Over in the Senate, Texas Sen. Ted Cruz and nine GOP co-sponsors have introduced a bill that defunds Obamacare. This is what the House needs to do. It helps a lot that the Obama Administration announced a one-year delay to implement the employer mandate after the 2014 elections. That’s not how the administration put it, of course. They admitted that the thing is oppressive, unworkable and will cost even more jobs than it has already. Okay, they didn’t put it that way, either, but that’s the reality.
Nearly every day, a new report, waiver, exemption or policy change emerges, showing that Obamacare is, as retiring Montana Democratic Sen. Max Baucus put it, a “huge train wreck coming down” if the administration doesn’t get half a billion dollars for PR to sell it to the American people. Actually, it’s a train wreck, period. This is a golden opportunity for another major political correction. It was in 2010, after Obamacare was enacted, that the Tea Party-led opposition fueled a political sea change not seen since the 1920s, with the GOP capturing the House, a majority of governorships and thousands of state and local offices. The galvanizing issue was Obamacare, and the newly minted House majority solemnly swore to “repeal and replace” the whole mess. It’s time the House lived up to that promise.

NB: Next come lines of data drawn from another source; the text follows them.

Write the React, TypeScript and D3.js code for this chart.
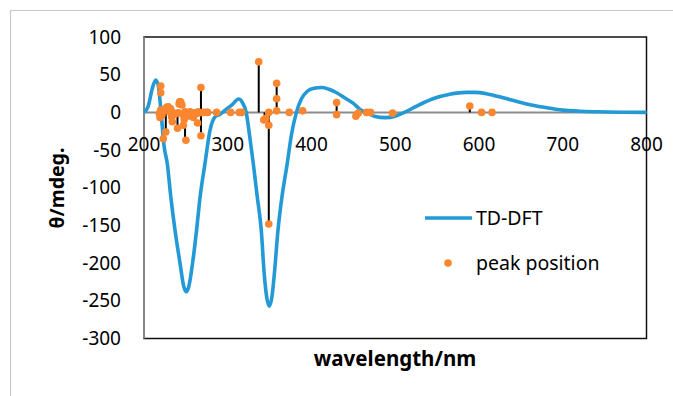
import React from "react";
import * as d3 from "d3";

// TD-DFT curve: wavelength (nm), theta (mdeg)
const curveWl = [200, 205, 210, 214, 217, 220, 224, 227.8, 232, 237, 243, 247.5, 250.5, 253.5, 258, 262.8, 267, 272.8, 278.8, 284.7, 290, 298, 305, 313, 318, 322, 326, 330.5, 335, 340, 343.6, 346.6, 349.6, 352.6, 355.6, 360, 365, 371, 376, 382, 388, 395, 403, 412, 420, 430, 440, 450, 458, 465, 475, 488, 500, 511, 525, 545, 565, 585, 595, 610, 630, 650, 670, 690, 700, 720, 740, 770, 800];
const curveVal = [0, 8, 32, 43, 36, 5, -45, -68, -112, -156, -200, -231, -238, -231, -200, -156, -112, -68, -24, -6, -3, 4, 10, 17.7, 12, 0, -30, -68, -110, -156, -215, -246, -257, -246, -215, -156, -110, -68, -30, 0, 18, 28, 32, 33, 31, 26, 19, 12, 4, 0, -5, -7, -5, 0, 8, 18, 24, 26.5, 26.5, 24.5, 19, 13, 8, 4.5, 3, 1.5, 0.8, 0.2, 0];

// peak position sticks (drawn from 0 to value)
const stickWl = [226, 240, 249, 268, 268, 337, 344, 349, 358.4, 430, 430, 589];
const stickVal = [-26, -21, -37, 33, -31, 67, -8, -148, 38.5, 13, -3, 8.4];

// peak position points
const peakWl = [220, 220, 223, 226, 240, 242, 242.5, 247, 250, 264, 268, 268, 337, 343, 345.6, 349, 349, 349, 358.4, 358.4, 358.4, 373.4, 389.4, 430, 430, 453, 455.8, 465.8, 470.5, 496.8, 589, 603, 615.6, 276, 286.7, 303.5, 313.8, 316.6,
  218.3, 219.1, 219.9, 221.5, 223, 225, 227, 229, 230.2, 231.8, 233, 233.8, 235, 237, 239, 241, 243.8, 245.3, 246.9, 248, 248.9, 250.8, 252.9, 254.9, 256.9, 258.9, 260.9, 262.9, 264.8, 266.8, 270.8, 274.8];
const peakVal = [35, 26, -35, -26, -21, 11, 14, -17, -37, -14, 33, -31, 67, -10, -8, 0, -17, -148, 38.5, 18, 2, 0, 2, 13, -3, -5, -1, 0, 0, -1, 8.4, 0, 0, 0, 0, 0, 0, 0,
  -1.4, -6.7, 3, -3.6, 0.8, 4, 6.6, 7.5, 1, 4.8, -5.8, -12.5, -0.5, -2.3, -1.4, -0.5, 14, 9.7, -3.6, -9.3, 0.8, -1.4, -4.9, 0.8, -0.5, -6.7, -0.5, -1.4, 0.8, -0.5, 0, 0];

const xTicks = [200, 300, 400, 500, 600, 700, 800];
const yTicks = [100, 50, 0, -50, -100, -150, -200, -250, -300];

const BLUE = "#2399d6";
const ORANGE = "#fb8630";
const FONT = "'Noto Sans', 'Open Sans', sans-serif";

export default function App() {
  const W = 673, H = 396;
  const left = 144, right = 646.5, top = 37, bottom = 338.5;
  const x = d3.scaleLinear().domain([200, 800]).range([left, right]);
  const y = d3.scaleLinear().domain([-300, 100]).range([bottom, top]);
  const pts: [number, number][] = curveWl.map((w, i) => [w, curveVal[i]]);
  const line = d3.line<[number, number]>().x(d => x(d[0])).y(d => y(d[1])).curve(d3.curveMonotoneX);
  const y0 = y(0);

  return (
    <svg width={W} height={H} style={{ position: "absolute", left: 0, top: 0, background: "#fff" }}>
      <rect x={0} y={0} width={W} height={H} fill="#fff" />
      {/* outer chart border */}
      <path d={`M10.5,${H}V10.5H${W}`} fill="none" stroke="#c8c8c8" strokeWidth={1.2} />
      {/* plot box */}
      <rect x={left} y={top} width={right - left} height={bottom - top} fill="none" stroke="#111" strokeWidth={1.5} />
      <line x1={left} x2={left} y1={top} y2={bottom} stroke="#8c8c8c" strokeWidth={1.8} />
      {/* zero line */}
      <line x1={left} x2={right} y1={y0} y2={y0} stroke="#8c8c8c" strokeWidth={2} />
      {/* y tick labels */}
      {yTicks.map(t => (
        <text key={t} x={121} y={y(t) + 6.5} textAnchor="end" fontFamily={FONT} fontSize={19} fill="#000">{t}</text>
      ))}
      {/* x tick labels */}
      {xTicks.map(t => (
        <text key={t} x={x(t)} y={151} textAnchor="middle" fontFamily={FONT} fontSize={19} fill="#000">{t}</text>
      ))}
      {/* curve */}
      <path d={line(pts) || ""} fill="none" stroke={BLUE} strokeWidth={3.6} strokeLinejoin="round" />
      {/* sticks */}
      {stickWl.map((w, i) => (
        <line key={"s" + i} x1={x(w)} x2={x(w)} y1={y0} y2={y(stickVal[i])} stroke="#000" strokeWidth={2} />
      ))}
      {/* peak points */}
      {peakWl.map((w, i) => (
        <circle key={"p" + i} cx={x(w)} cy={y(peakVal[i])} r={3.8} fill={ORANGE} />
      ))}
      {/* axis titles */}
      <text x={395} y={366} textAnchor="middle" fontFamily={FONT} fontSize={20.5} fontWeight="bold" fill="#000">wavelength/nm</text>
      <text transform={`translate(64,188) rotate(-90)`} textAnchor="middle" fontFamily={FONT} fontSize={19.5} fontWeight="bold" fill="#000">θ/mdeg.</text>
      {/* legend */}
      <line x1={425} x2={472} y1={218} y2={218} stroke={BLUE} strokeWidth={3.6} />
      <text x={476} y={225} fontFamily={FONT} fontSize={19.5} fill="#000">TD-DFT</text>
      <circle cx={448} cy={263} r={3.8} fill={ORANGE} />
      <text x={476} y={270} fontFamily={FONT} fontSize={19.5} fill="#000">peak position</text>
    </svg>
  );
}
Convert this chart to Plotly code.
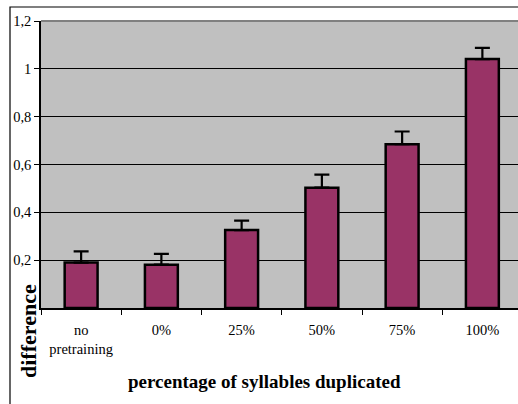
import plotly.graph_objects as go

categories = ["no<br>pretraining", "0%", "25%", "50%", "75%", "100%"]
values = [0.19, 0.181, 0.326, 0.503, 0.685, 1.041]
errors = [0.047, 0.045, 0.039, 0.055, 0.053, 0.047]
ytick_vals = [0.2, 0.4, 0.6, 0.8, 1.0, 1.2]
ytick_text = ["0,2", "0,4", "0,6", "0,8", "1", "1,2"]

W, H = 518, 404
L, R, T, B = 41, 0, 21, 96
pw, ph = W - L - R, H - T - B
cat_px = 80.25

fig = go.Figure()
fig.add_trace(go.Bar(
    x=categories, y=values, width=0.41,
    marker=dict(color="#993366", line=dict(color="black", width=2.5)),
    error_y=dict(type="data", symmetric=False, array=errors,
                 arrayminus=[0] * len(errors),
                 color="black", thickness=2.2, width=7.5),
))

font = "Liberation Serif"
fig.update_layout(
    width=W, height=H,
    margin=dict(l=L, r=R, t=T, b=B, pad=0),
    paper_bgcolor="white", plot_bgcolor="#C0C0C0",
    showlegend=False,
    font=dict(family=font, size=14.5, color="black"),
    xaxis=dict(type="category", range=[-0.5, -0.5 + pw / cat_px],
               tickson="boundaries", ticks="outside", ticklen=5,
               tickcolor="black", tickwidth=1, ticklabelstandoff=8,
               showline=True, linecolor="black", linewidth=1.5,
               showgrid=False, tickfont=dict(size=14.5, family=font)),
    yaxis=dict(range=[0, 1.2], tickvals=ytick_vals, ticktext=ytick_text,
               ticks="outside", ticklen=5, tickcolor="black", tickwidth=1,
               showline=True, linecolor="black", linewidth=1.5,
               showgrid=True, gridcolor="black", gridwidth=1,
               zeroline=False, tickfont=dict(size=14.5, family=font)),
    shapes=[
        dict(type="line", xref="paper", yref="paper", x0=0, x1=1, y0=1, y1=1,
             line=dict(color="#808080", width=2)),
        dict(type="rect", xref="paper", yref="paper",
             x0=(10 - L) / pw, x1=1.05, y0=-(H - T - ph + 10) / ph,
             y1=(ph + T - 7) / ph, line=dict(color="black", width=1.2),
             fillcolor="rgba(0,0,0,0)", layer="above"),
    ],
    annotations=[
        dict(text="<b>percentage of syllables duplicated</b>", xref="paper",
             yref="paper", x=(264 - L) / pw, y=-(381 - T - ph) / ph,
             showarrow=False, font=dict(size=19, family=font),
             xanchor="center", yanchor="middle"),
        dict(text="<b>difference</b>", xref="paper", yref="paper",
             x=(28 - L) / pw, y=-(331 - T - ph) / ph, textangle=-90,
             showarrow=False, font=dict(size=22, family=font),
             xanchor="center", yanchor="middle"),
    ],
)

fig.write_html(
    "out.html",
    config={"displayModeBar": False},
    post_script="document.body.style.margin='0';document.body.style.overflow='hidden';",
)
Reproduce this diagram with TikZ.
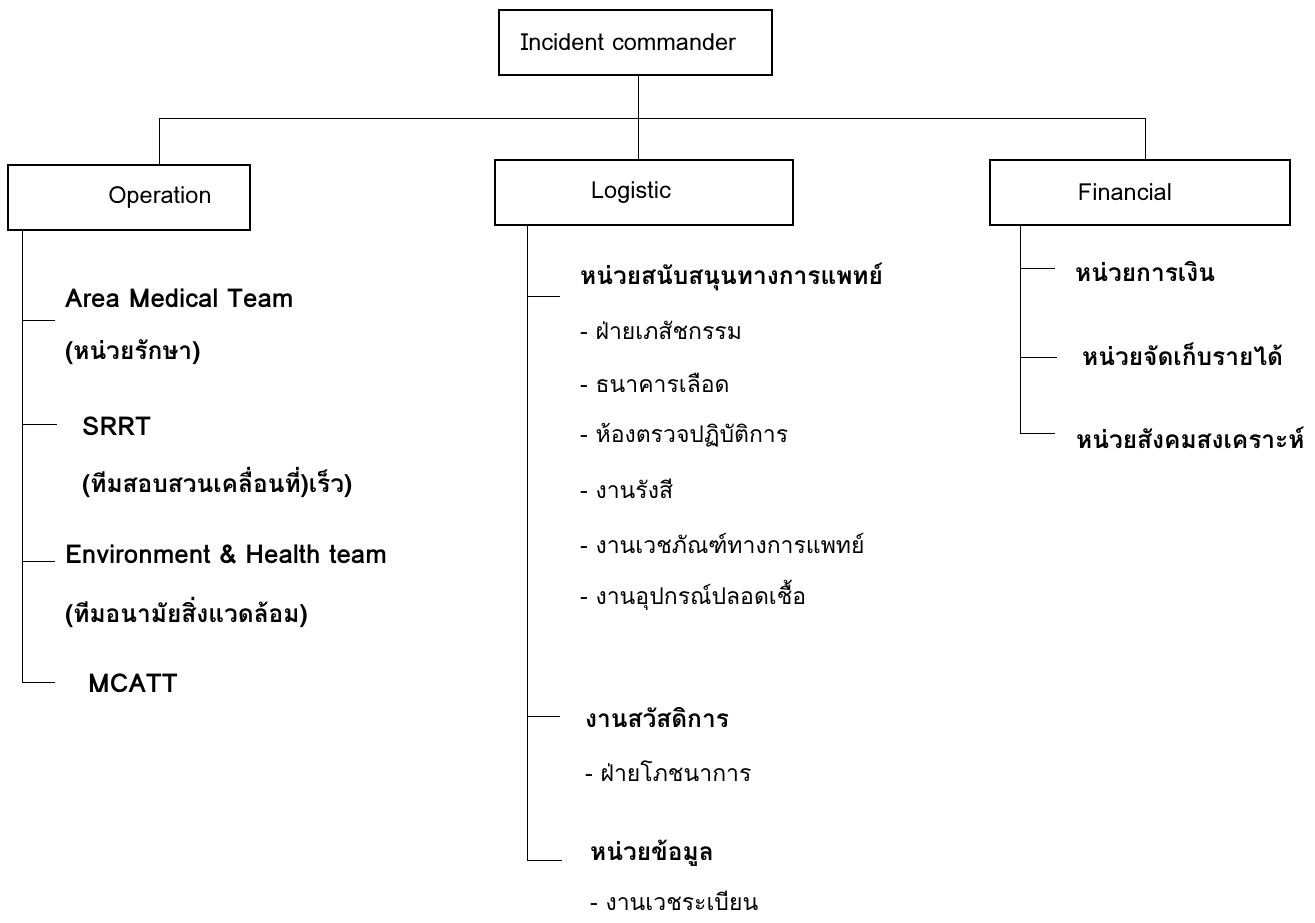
\documentclass[tikz,border=0pt]{standalone}
\usepackage{fontspec}
\setmainfont{Loma}[Script=Thai]
\begin{document}
\begin{tikzpicture}[x=1pt,y=-1pt,
  box/.style={draw,line width=1.4pt,minimum height=65pt,inner sep=0pt,font=\fontsize{23.5}{28}\selectfont},
  conn/.style={line width=0.9pt},
  headl/.style={anchor=west,inner sep=0pt,font=\fontsize{26}{30}\selectfont\bfseries},
  head/.style={anchor=west,inner sep=0pt,font=\fontsize{24.5}{29}\selectfont\bfseries},
  item/.style={anchor=west,inner sep=0pt,font=\fontsize{23}{28}\selectfont}]
\useasboundingbox (0,0) rectangle (1315,922);
% boxes
\node[box,minimum width=273pt] (ic) at (635.5,42.5) {Incident commander\hspace*{14pt}};
\node[box,minimum width=242pt] (op) at (129,197.5) {\hspace*{62pt}Operation};
\node[box,minimum width=298pt] (lo) at (644,192.5) {Logistic\hspace*{26pt}};
\node[box,minimum width=300pt] (fi) at (1140,192.5) {Financial\hspace*{30pt}};
% top tree
\coordinate (j) at (638,118);
\draw[conn] (ic.south -| j) -- (lo.north -| j);
\draw[conn] (op.north -| 159,0) -- (159,118) -- (1145,118) -- (fi.north -| 1145,0);
% Operation branch
\coordinate (o1) at (55,320);
\coordinate (o2) at (57,424);
\coordinate (o3) at (55,561);
\coordinate (o4) at (55,682);
\draw[conn] (op.south -| 22,0) -- (22,682) -- (o4);
\draw[conn] (o1 -| 22,0) -- (o1);
\draw[conn] (o2 -| 22,0) -- (o2);
\draw[conn] (o3 -| 22,0) -- (o3);
\node[headl] (t1) at (65,298) {Area Medical Team};
\node[head] (t1b) at (65,352) {(หน่วยรักษา)};
\node[headl] (t2) at (82,426) {SRRT};
\node[head] (t2b) at (82,482) {(ทีมสอบสวนเคลื่อนที่)เร็ว)};
\node[headl] (t3) at (65,555) {Environment \& Health team};
\node[head] (t3b) at (65,612) {(ทีมอนามัยสิ่งแวดล้อม)};
\node[headl] (t4) at (88,683) {MCATT};
% Logistic branch
\coordinate (l1) at (560,296);
\coordinate (l2) at (560,716);
\coordinate (l3) at (562,860);
\draw[conn] (lo.south -| 527,0) -- (527,860) -- (l3);
\draw[conn] (l1 -| 527,0) -- (l1);
\draw[conn] (l2 -| 527,0) -- (l2);
\node[head] (s1) at (580,277) {หน่วยสนับสนุนทางการแพทย์};
\node[item] (s1a) at (580,330) {- ฝ่ายเภสัชกรรม};
\node[item] (s1b) at (580,383) {- ธนาคารเลือด};
\node[item] (s1c) at (580,435) {- ห้องตรวจปฏิบัติการ};
\node[item] (s1d) at (580,489) {- งานรังสี};
\node[item] (s1e) at (580,543) {- งานเวชภัณฑ์ทางการแพทย์};
\node[item] (s1f) at (580,595) {- งานอุปกรณ์ปลอดเชื้อ};
\node[head] (s2) at (585,718) {งานสวัสดิการ};
\node[item] (s2a) at (585,771) {- ฝ่ายโภชนาการ};
\node[head] (s3) at (590,853) {หน่วยข้อมูล};
\node[item] (s3a) at (590,901) {- งานเวชระเบียน};
% Financial branch
\coordinate (f1) at (1055,268);
\coordinate (f2) at (1057,357);
\coordinate (f3) at (1055,433);
\draw[conn] (fi.south -| 1020,0) -- (1020,433) -- (f3);
\draw[conn] (f1 -| 1020,0) -- (f1);
\draw[conn] (f2 -| 1020,0) -- (f2);
\node[head] (g1) at (1075,272) {หน่วยการเงิน};
\node[head] (g2) at (1082,354) {หน่วยจัดเก็บรายได้};
\node[head] (g3) at (1076,438) {หน่วยสังคมสงเคราะห์};
\end{tikzpicture}
\end{document}
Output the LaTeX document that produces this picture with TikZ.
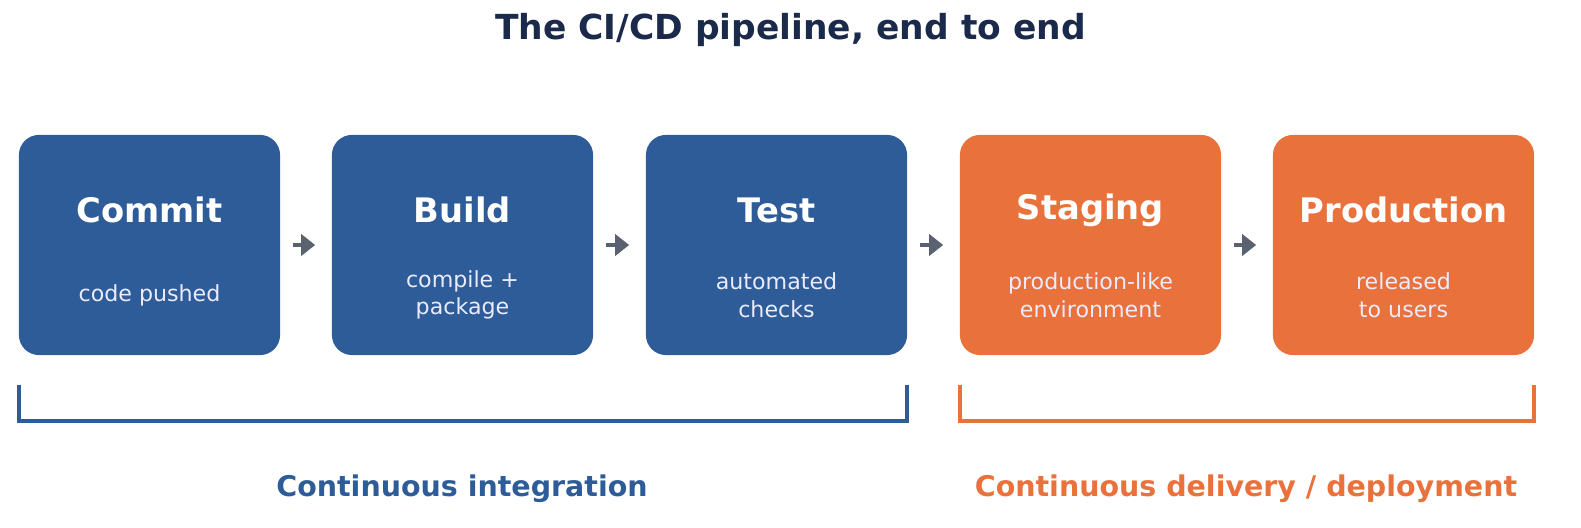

The next time that Obamacare or a section thereof comes up for funding, it will be a chance for House members to step up to the plate and do the right thing. Just cutting the budget somewhat, such as reducing the PR money, won’t be enough. The House must spit in the eye of Democratic threats to shut down the government. Those who vote to continue the federal takeover of one sixth of the nation’s economy, creating a monster that threatens our future as a free people, should find that their party’s primary system has become a minefield. For some, it could even function as a political death panel.